Graph Representation in Data Structures – When we work with graphs in programming, we need a way to store the graph inside the computer. This is called Graph Representation. There are two main ways to represent a graph:
- Adjacency Matrix
- Adjacency List
Why do we need Graph Representation?
A graph is made of:
- Nodes (vertices)
- Connections (edges)
But a computer cannot directly understand a diagram. So we convert the graph into a format that a program can use.
1. Adjacency Matrix
An Adjacency Matrix is a 2D array (table).
- Rows → Nodes
- Columns → Nodes
- Value → Shows connection (0 or 1)
Example Graph:
A — B
| |
C — DMatrix Representation:
A B C D
A [ 0 1 1 0 ]
B [ 1 0 0 1 ]
C [ 1 0 0 1 ]
D [ 0 1 1 0 ]- 1 means a connection exists
- 0 means no connection
Java Code – Adjacency Matrix
public class GraphMatrix {
int vertices;
int[][] matrix;
public GraphMatrix(int v) {
vertices = v;
matrix = new int[v][v];
}
// Add edge
public void addEdge(int source, int destination) {
matrix[source][destination] = 1;
matrix[destination][source] = 1; // undirected graph
}
// Print matrix
public void printGraph() {
System.out.println("Adjacency Matrix:");
for (int i = 0; i < vertices; i++) {
for (int j = 0; j < vertices; j++) {
System.out.print(matrix[i][j] + " ");
}
System.out.println();
}
}
public static void main(String[] args) {
GraphMatrix g = new GraphMatrix(4);
g.addEdge(0, 1);
g.addEdge(0, 2);
g.addEdge(1, 3);
g.addEdge(2, 3);
g.printGraph();
}
}
Advantages of Adjacency Matrix
- Easy to understand
- Fast edge checking
- Good for small graphs
Disadvantages
- Uses more memory
- Not good for large graphs
2. Adjacency List
Instead of storing a full matrix, we only store connections.
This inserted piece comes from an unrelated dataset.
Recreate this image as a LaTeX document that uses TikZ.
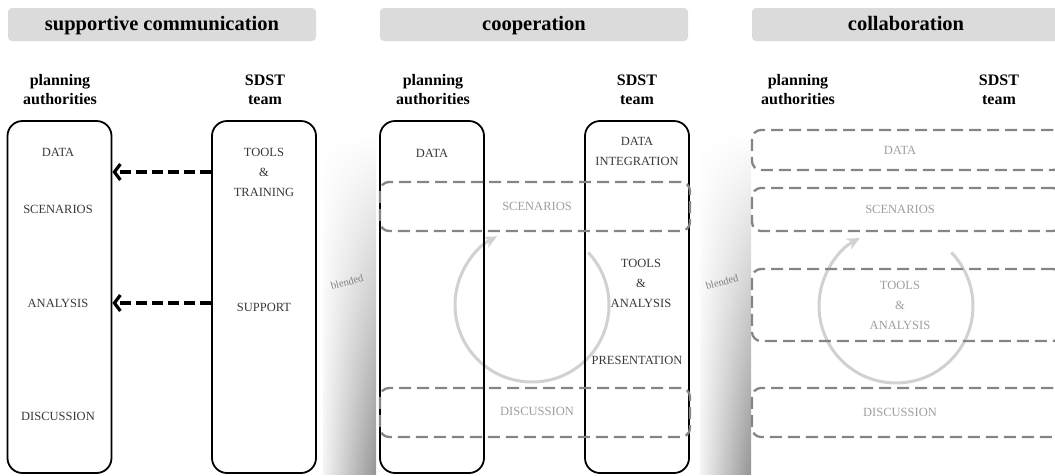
\documentclass[tikz,border=0pt]{standalone}
\usepackage{fontspec}
\setmainfont{Liberation Serif}
\usetikzlibrary{arrows.meta,fadings}

\begin{document}
\begin{tikzpicture}[x=1pt, y=-1pt,
  hd/.style={fill=black!14, rounded corners=4pt, minimum width=308pt, minimum height=33pt, inner sep=0pt, text height=15pt, text depth=3pt, font=\fontsize{20.5}{24}\selectfont\bfseries},
  who/.style={align=center, inner sep=0pt, font=\fontsize{16}{19}\selectfont\bfseries},
  lane/.style={draw, line width=1.8pt, rounded corners=15pt, minimum width=104pt, minimum height=352pt, inner sep=0pt},
  zone/.style={draw=black!48, line width=2.3pt, dash pattern=on 12pt off 6pt, rounded corners=9pt, minimum width=310pt, inner sep=0pt},
  lb/.style={align=center, inner sep=0pt, text=black!78, font=\fontsize{12.5}{20}\selectfont},
  lbg/.style={lb, text=black!38},
  push/.style={line width=3.2pt, dash pattern=on 11pt off 5pt, -{Straight Barb[length=6pt, width=16pt]}},
  cyc/.style={draw=black!18, line width=3pt, -{Stealth[length=13pt, width=12pt]}},
  mix/.style={font=\fontsize{10.5}{12}\selectfont, text=black!50, rotate=15, inner sep=0pt},
  strip/.style={left color=black!4, right color=black!42, path fading=north}]
  \useasboundingbox (0,0) rectangle (1055,475);
  % blended strips
  \shade[strip] (323,135) rectangle (376,475);
  \shade[strip] (700,135) rectangle (751,475);
  \node[mix] (bl1) at (347,282) {blended};
  \node[mix] (bl2) at (722,282) {blended};
  % headers
  \foreach \t [count=\i] in {supportive communication, cooperation, collaboration}
    \node[hd] (hd\i) at (-210+372*\i, 24.5) {\t};
  \foreach \x/\y [count=\i] in {60/265, 433/637, 798/999} {
    \node[who] (ph\i) at (\x,90) {planning\\authorities};
    \node[who] (sh\i) at (\y,90) {SDST\\team};
  }
  % supportive communication
  \node[lane] (pl1) at (59.5,297) {};
  \node[lane] (sl1) at (264,297) {};
  \foreach \v/\y [count=\i] in {DATA/152, SCENARIOS/209, ANALYSIS/303, DISCUSSION/416}
    \node[lb] (p1\i) at (58,\y) {\v};
  \node[lb] (tr1) at (264,172) {TOOLS\\\&\\TRAINING};
  \node[lb] (su1) at (264,307) {SUPPORT};
  \draw[push] (tr1 -| sl1.west) -- (tr1 -| pl1.east);
  \draw[push] (p13 -| sl1.west) -- (p13 -| pl1.east);
  % cooperation
  \coordinate (o2) at (532,305);
  \draw[cyc] (o2) ++(-43:77) arc[start angle=-43, end angle=243, radius=77];
  \node[lane] (pl2) at (432,297) {};
  \node[lane] (sl2) at (637,297) {};
  \node[zone, minimum height=49pt] (zs2) at (535,206.5) {};
  \node[zone, minimum height=49pt] (zd2) at (535,412.5) {};
  \node[lbg] (sc2) at (537,206) {SCENARIOS};
  \node[lbg] (di2) at (537,411) {DISCUSSION};
  \node[lb] (da2) at (432,153) {DATA};
  \node[lb] (in2) at (637,151) {DATA\\INTEGRATION};
  \node[lb] (ta2) at (641,283) {TOOLS\\\&\\ANALYSIS};
  \node[lb] (pr2) at (637,360) {PRESENTATION};
  % collaboration
  \coordinate (o3) at (896,306);
  \draw[cyc] (o3) ++(-44:77) arc[start angle=-44, end angle=242, radius=77];
  \foreach \y/\h/\v [count=\i] in {150/40/DATA, 209.5/43/SCENARIOS, 305/72/{TOOLS\\\&\\ANALYSIS}, 412.5/49/DISCUSSION} {
    \node[zone, minimum height=\h pt] (z3\i) at (907,\y) {};
    \node[lbg] (t3\i) at (900,\y) {\v};
  }
\end{tikzpicture}
\end{document}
An Adjacency List stores:
Each node → list of its neighbors
Example Graph:
A — B
| |
C — DAdjacency List:
A → B, C
B → A, D
C → A, D
D → B, C Java Code – Adjacency List
import java.util.*;
public class GraphList {
int vertices;
LinkedList<Integer>[] list;
public GraphList(int v) {
vertices = v;
list = new LinkedList[v];
for (int i = 0; i < v; i++) {
list[i] = new LinkedList<>();
}
}
// Add edge
public void addEdge(int source, int destination) {
list[source].add(destination);
list[destination].add(source); // undirected
}
// Print graph
public void printGraph() {
System.out.println("Adjacency List:");
for (int i = 0; i < vertices; i++) {
System.out.print(i + " → ");
for (int node : list[i]) {
System.out.print(node + " ");
}
System.out.println();
}
}
public static void main(String[] args) {
GraphList g = new GraphList(4);
g.addEdge(0, 1);
g.addEdge(0, 2);
g.addEdge(1, 3);
g.addEdge(2, 3);
g.printGraph();
}
}
Advantages of Adjacency List
- Uses less memory
- Best for large graphs
- Most commonly used
Disadvantages
- Slightly complex
- Edge checking takes more time
Adjacency Matrix vs List
| Feature | Matrix | List |
|---|---|---|
| Memory | High | Low |
| Speed (check edge) | Fast | Slower |
| Use case | Small graph | Large graph |
FAQ: Quick Answer
What is graph representation?
Graph representation is a way to store a graph in a computer using structures like an adjacency matrix or adjacency list.
Which graph representation is better?
An adjacency list is better for large graphs, while an adjacency matrix is easier for small graphs.